Les gouttes coulent et s'emportent les unes les autres comme de petits torrents de montagne sur le pare brise de ma voiture qui attends que je démarre., mais je prends mon temps. Je tasse bien mon tabac pour etre plus sur du bourrage, teste le tirage, puis je craque l'allumette. J'aime allumer avec une allumette, on est dans le calme, la quiétude, le temps, ce temps qu'on gâche trop le reste du...temps. Ca s'embrase comme il faut' uniformément, la fumée n'est pas trop épaisse mais pique les yeux quand elle y fait un détour. Le dernier qui m'a fait ca est le Vooroogst. La langue me pique le temps de l'allumage parce que, forcément, c'es la que je tire le plus pour lancer la machine, mais ca disparaît tout de suite, pour laisser place... à un grand moment de plaisir.
Je savoure les premières volutes, c'est doux, léger sans etre insipide, les épices sont là, agréables et équilibrées. Je démarre la voiture et prends la route. Les paysages défilent sous ce crachin de novembre. Les champs labourés, les arbres couleurs de feu, je mets en fond sonore les Brumes de Maigret, qui n'est autre que la bande originale de la série avec Crémer. L'ambiance est parfaite, à l'image de ce tabac que je savoure avec grand plaisir.
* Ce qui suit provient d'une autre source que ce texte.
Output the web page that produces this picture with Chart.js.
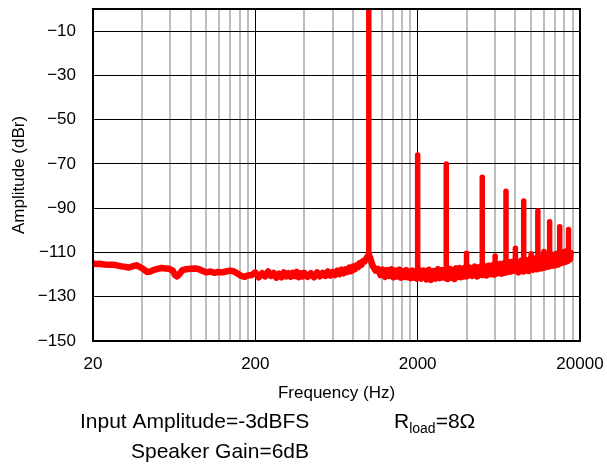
<!DOCTYPE html>
<html>
<head>
<meta charset="utf-8">
<script src="https://cdn.jsdelivr.net/npm/chart.js@4"></script>
<style>
  html, body { margin: 0; padding: 0; background: #fff; }
  #wrap { width: 607px; height: 464px; position: relative; }
</style>
</head>
<body>
<div id="wrap"><canvas id="fft"></canvas></div>
<script>
// noise floor (Hz / dBr)
const floorHz = [
  20, 21, 22, 23.5, 25, 26.5, 28, 29.5, 31, 33, 35, 37, 39, 41, 43, 45, 47, 50, 53, 56,
  59, 62, 64, 66, 68, 71, 75, 80, 85, 90, 95, 100, 106, 112, 118, 125, 132, 140, 148, 156,
  164, 172, 180, 190,
  200, 210, 220, 230, 240, 250, 260, 270, 280, 290, 300, 310, 320, 330, 340, 350, 360, 370, 380, 390,
  400, 420, 440, 460, 480, 500, 520, 540, 560, 580, 600, 620, 640, 660, 680, 700, 720, 740, 760, 780,
  800, 820, 840, 860, 880, 900, 920, 940, 960, 980,
  1000, 1020, 1040, 1060, 1080, 1100,
  1140, 1180, 1220, 1260, 1300, 1340, 1380, 1420, 1460, 1500, 1540, 1580, 1620, 1660, 1700, 1740,
  1780, 1820, 1860, 1900, 1940, 1980,
  2020, 2100, 2180, 2260, 2340, 2420, 2500, 2580, 2660, 2740, 2820, 2900, 2980, 3060, 3140, 3220,
  3300, 3380, 3460, 3540, 3620, 3700, 3780, 3860, 3940,
  4020, 4180, 4340, 4500, 4660, 4820, 4980, 5140, 5300, 5460, 5620, 5780, 5940, 6100, 6260, 6420,
  6580, 6740, 6900, 7060, 7220, 7380, 7540, 7700, 7860,
  8020, 8340, 8660, 8980, 9300, 9620, 9940, 10260, 10580, 10900, 11220, 11540, 11860, 12180, 12500,
  12820, 13140, 13460, 13780, 14100, 14420, 14740, 15060, 15380, 15700, 16020, 16340, 16660, 16980,
  17300, 17500
];
const floorDb = [
  -115.0, -115.2, -115.1, -115.4, -115.6, -115.5, -115.8, -116.2, -116.4, -116.8,
  -116.3, -115.8, -116.6, -117.6, -118.8, -118.6, -118.0, -117.4, -117.0, -117.2,
  -117.4, -118.2, -120.2, -120.8, -119.8, -118.0, -117.6, -117.4, -117.2, -117.6,
  -118.4, -119.0, -118.6, -119.2, -118.8, -119.0, -118.6, -118.2, -118.6, -119.6,
  -120.6, -121.0, -120.4, -120.2,
  -119.0, -121.2, -119.4, -120.8, -118.6, -120.6, -119.2, -121.4, -119.6, -121.2,
  -119.0, -120.8, -119.4, -121.0, -119.2, -120.6, -118.8, -121.2, -119.4, -120.8,
  -119.2, -121.0, -119.4, -121.2, -119.0, -120.8, -119.2, -120.6, -118.6, -120.4,
  -118.8, -120.2, -118.2, -119.8, -117.8, -119.4, -117.6, -118.8, -116.8, -118.4,
  -116.4, -117.6, -115.8, -116.6, -114.8, -115.6, -114.0, -114.2, -113.0, -112.0,
  -111.0, -112.4, -114.6, -116.2, -117.0, -118.2,
  -117.4, -120.2, -117.8, -121.0, -118.0, -120.6, -117.6, -121.2, -118.2, -120.8,
  -117.8, -121.4, -118.4, -121.0, -118.0, -121.2, -118.6, -121.6, -118.2, -121.4,
  -118.8, -121.8,
  -117.6, -121.8, -118.2, -122.2, -117.8, -122.4, -118.4, -121.8, -117.6, -121.6,
  -118.0, -121.4, -117.8, -122.0, -117.4, -121.4, -117.8, -122.0, -117.2, -121.0,
  -117.0, -121.2, -117.4, -120.8, -116.8,
  -120.8, -116.8, -120.6, -116.4, -120.8, -116.6, -120.2, -116.2, -120.4, -116.0,
  -119.8, -115.8, -120.0, -115.4, -119.4, -115.2, -119.6, -115.0, -119.2, -114.8,
  -118.8, -114.4, -118.6, -114.2, -118.2,
  -114.2, -119.0, -113.8, -118.6, -113.4, -118.4, -112.6, -117.8, -112.8, -117.6,
  -112.4, -117.2, -111.6, -116.8, -111.8, -116.4, -111.4, -116.0, -111.0, -115.8,
  -110.6, -115.4, -110.4, -114.8, -110.0, -114.4, -109.6, -114.0, -109.4, -113.2,
  -110.2
];

// fundamental + harmonics: frequency, foot of the spike, tip of the spike
const harmonicHz     = [1000, 2000, 3000, 4000, 5000, 6000, 7000, 8000, 9000, 10000, 11000, 12000, 13000, 15000, 17000];
const harmonicBaseDb = [-112, -120, -120, -119, -118.5, -118, -117.5, -117, -116.5, -116, -115.5, -115, -114.5, -113.5, -112.5];
const harmonicPeakDb = [0, -66, -70, -110.4, -76, -111.6, -82.3, -108.1, -86.7, -110.6, -91.3, -109.6, -96.1, -98.4, -99.6];

const xGridValues = [
  20, 40, 60, 80, 100, 120, 140, 160, 180,
  200, 400, 600, 800, 1000, 1200, 1400, 1600, 1800,
  2000, 4000, 6000, 8000, 10000, 12000, 14000, 16000, 18000, 20000
];
const xLabelValues = [20, 200, 2000, 20000];
const yTickValues = [-150, -130, -110, -90, -70, -50, -30, -10];

const FONT = "'Liberation Sans', Arial, sans-serif";
Chart.defaults.font.family = FONT;
Chart.defaults.color = "#000";

const floorPoints = floorHz.map((f, i) => ({ x: f, y: floorDb[i] }));
const spikePoints = [];
harmonicHz.forEach((f, i) => {
  spikePoints.push({ x: f, y: harmonicBaseDb[i] }, { x: f, y: harmonicPeakDb[i] }, { x: f, y: null });
});

// keep the plot box where the reference has it: no extra label padding
function noPad(s) {
  s.paddingTop = 0;
  s.paddingBottom = 0;
  s.paddingLeft = 0;
  s.paddingRight = 0;
}

// frame round the plot + the notes under the axis
const notesPlugin = {
  id: "notes",
  afterDatasetsDraw(chart) {
    const { ctx, chartArea: a } = chart;
    ctx.save();
    ctx.strokeStyle = "#000";
    ctx.lineWidth = 2;
    ctx.strokeRect(a.left, a.top, a.right - a.left, a.bottom - a.top);
    ctx.restore();
  },
  afterDraw(chart) {
    const ctx = chart.ctx;
    ctx.save();
    ctx.fillStyle = "#000";
    ctx.textBaseline = "alphabetic";
    ctx.textAlign = "left";
    ctx.font = "21px " + FONT;
    ctx.fillText("Input Amplitude=-3dBFS", 80, 428);
    ctx.fillText("Speaker Gain=6dB", 131, 458);
    let x = 394;
    ctx.fillText("R", x, 428);
    x += ctx.measureText("R").width;
    ctx.font = "14px " + FONT;
    ctx.fillText("load", x, 433);
    x += ctx.measureText("load").width;
    ctx.font = "21px " + FONT;
    ctx.fillText("=8\u03A9", x, 428);
    ctx.restore();
  }
};

new Chart(document.getElementById("fft"), {
  type: "line",
  data: {
    datasets: [
      {
        data: floorPoints,
        borderColor: "#ff0000",
        borderWidth: 6.5,
        borderJoinStyle: "round",
        borderCapStyle: "round",
        pointRadius: 0,
        tension: 0,
        clip: 0
      },
      {
        data: spikePoints,
        borderColor: "#ff0000",
        borderWidth: 5.5,
        borderJoinStyle: "round",
        borderCapStyle: "round",
        pointRadius: 0,
        spanGaps: false,
        clip: 0
      }
    ]
  },
  options: {
    responsive: true,
    maintainAspectRatio: false,
    animation: false,
    layout: { padding: { top: 9, right: 27, bottom: 0, left: 0 } },
    plugins: { legend: { display: false }, tooltip: { enabled: false } },
    scales: {
      x: {
        type: "logarithmic",
        min: 20,
        max: 20000,
        afterBuildTicks: s => { s.ticks = xGridValues.map(v => ({ value: v })); },
        afterFit: s => { s.height = 123; noPad(s); },
        border: { display: false },
        grid: {
          drawTicks: false,
          color: c => xLabelValues.includes(c.tick.value) ? "#000" : "#bdbdbd",
          lineWidth: c => xLabelValues.includes(c.tick.value) ? 1 : 2
        },
        ticks: {
          autoSkip: false,
          maxRotation: 0,
          padding: 13,
          font: { size: 17 },
          callback: v => xLabelValues.includes(v) ? String(v) : ""
        },
        title: {
          display: true,
          text: "Frequency (Hz)",
          font: { size: 17 },
          padding: { top: 0, bottom: 60 }
        }
      },
      y: {
        min: -150,
        max: 0,
        afterBuildTicks: s => { s.ticks = yTickValues.map(v => ({ value: v })); },
        afterFit: s => { s.width = 93; noPad(s); },
        border: { display: false },
        grid: { drawTicks: false, color: "#000", lineWidth: 1 },
        ticks: {
          padding: 17,
          font: { size: 17 },
          callback: v => "\u2212" + Math.abs(v)
        },
        title: {
          display: true,
          text: "Amplitude (dBr)",
          font: { size: 17 },
          padding: { top: 9, bottom: 0 }
        }
      }
    }
  },
  plugins: [notesPlugin]
});
</script>
</body>
</html>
Les épices s'estompent, ou plutôt s'accompagnent d'un nouvel élément, une amertume, mais pas dans le mauvais sens du terme. C'est une amertume qui me rappelle celle du pamplemousse rose (foutez moi la paix avec vos pomelos, quand j'étais jeune ca s'appelait pamplemousse). Oui c'est ca, du coup je soupçonne fortement du Virginia. Mais c'est agréable et me berce, j'ai l'impression d'être le commissaire en route vers une nouvelle affaire.
Le goût au dernier tier, et surtout pour la finale (je vais utiliser ce terme employé en whisky pour parler du ressenti en bouche une fois le vers fini, ou en tout cas la gorgée). Il y a toujours cette amertume, mais cette fois plutôt sur' le cacao noir intense. C'est vraiment agréable de bout en bout. Il m'en reste de quoi faire un bol, je suis pressé d'y être, mais j'attendrais d'avoir vraiment de bonnes conditions pour l'apprécier.
J'arrive chez mon client. Je n'aurais eu besoin de le rallumer qu'une fois suite à un soucis de bourrage en milieu de bol. C'était vraiment excellent, coupé du monde. Peut être que certains le trouveraient sans intérêt, mais moi il fait partie de mes préférées que j'ai eu l'honneur de goûter grâce à ce forum. Dommage qu'on ne le trouve qu'à un seul endroit. Il va vraiment falloir que je visite mon ami qui vit la bas.